The GSO’s massed ranks, of over one-hundred musicians, were a striking sight. The Mastersingers Prelude opened with rhythmic exactitude and increased in tension as it went along, notable for spaciousness and some transparent string tone. Inkinen never hurried and internal detail shone through.
Flowing melody continued in the Tristan bookends, the Prelude beginning from a whisper of sound. Tempos were flexible and there were well-shaped woodwind solos and telling contributions from the lower strings. The ‘Liebestod’ was tenderly played but lacked ennobled passion at the climax.
The second half was not quite as expected, for Lorin Maazel’s The Ring Without Words was supplemented by Lise Lindstrom singing Brünnhilde’s ‘Immolation Scene’ from Götterdämmerung. Hearing Maazel’s compilation is a strange experience, similar to watching a film on fast-forward and seeing the storyline race by without much sense of how detail fits into the overall structure or any real dramatic contrast, and Wagner’s music is so rhythmically attuned to language that to divorce one from the other poses major problems.
Maazel created a lengthy symphonic synthesis from The Ring of the Nibelungen.
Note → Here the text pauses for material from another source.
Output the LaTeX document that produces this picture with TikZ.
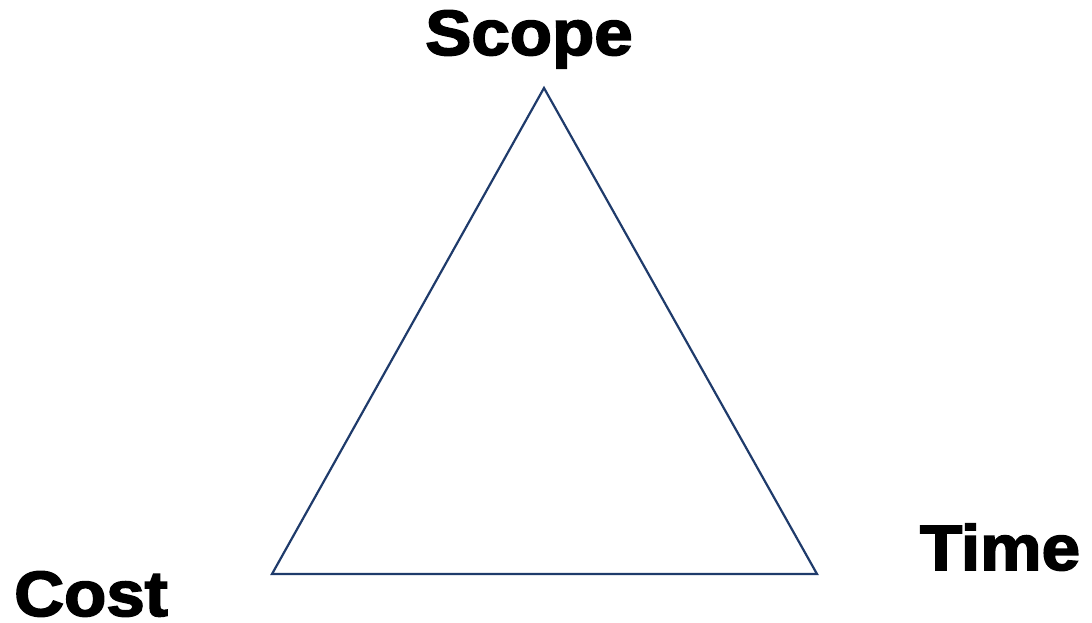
\documentclass[tikz,border=0pt]{standalone}
\usepackage{fontspec}
\setmainfont{Liberation Sans}
\newfontfamily\heavyfont[FakeBold=2.5]{Liberation Sans Bold}
\definecolor{tri}{HTML}{1F3B6B}
\begin{document}
\begin{tikzpicture}[x=1pt,y=-1pt,
  lbl/.style={font=\heavyfont\fontsize{64}{64}\selectfont, anchor=base, inner sep=0pt, xscale=1.08},
  edge/.style={draw=tri, line width=2.2pt, line join=miter}]
\useasboundingbox (0,0) rectangle (1092,623);
\coordinate (A) at (544,88);
\coordinate (B) at (272,574);
\coordinate (C) at (817,574);
\draw[edge] (A) -- (B) -- (C) -- cycle;
\node[lbl] (scope) at (529,55) {Scope};
\node[lbl] (time) at (1000,570) {Time};
\node[lbl, text depth=0pt] (cost) at (91,616) {Cost};
\end{tikzpicture}
\end{document}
He used only music composed by Wagner and set himself the task of making sure that it flowed without pause in and chronological sequence. The most difficult challenge was to select transitional passages, some smooth and some crude, between the great highlights, as when the ‘Magic Fire Music’ dissolves into material for the frightened Mime. Siegfried fares worst of the four music-dramas, just a few minutes from it. Maazel’s intention was honourable, however, and it does serve as a useful introduction to anyone unfamiliar with Wagner’s tetralogy.
In Maazel’s own recording it can seem trenchant and often brass-heavy. Inkinen was at pains to ensure transparency of texture. Although there were a few problems of intonation he galvanised the GSO into playing that combined tension and lyricism, with many notable solos. The opening grew out of nothingness with horns and strings slowly building. The off-stage percussion was thrilling as Wotan and Loge descended into Nibelheim as was the thunder produced by Donner’s hammer; and, later, strings and woodwind were more than poignant as Wotan bade farewell to his daughter. Flute and clarinet combined beautifully for ‘Forest Murmurs’ and the strings were notable for a ravishing ‘Dawn’ and a surging ‘Siegfried’s Rhine Journey’. Only ‘Ride of the Valkyries’ hung fire.
Lindstrom, Inkinen’s Brünnhilde in Melbourne, crept in silently to deliver the ‘Immolation Scene’. Blest with a striking stage presence she may not yet have every weapon in Brünnhilde’s armoury but her voice is ample but not heavy with a crystalline top and an attractive silvery quality. As well as powerful projection she is capable of textual shadings and suggested a supremely human Brünnhilde and was intensely moving. This served to inspire the orchestra to some of its finest playing.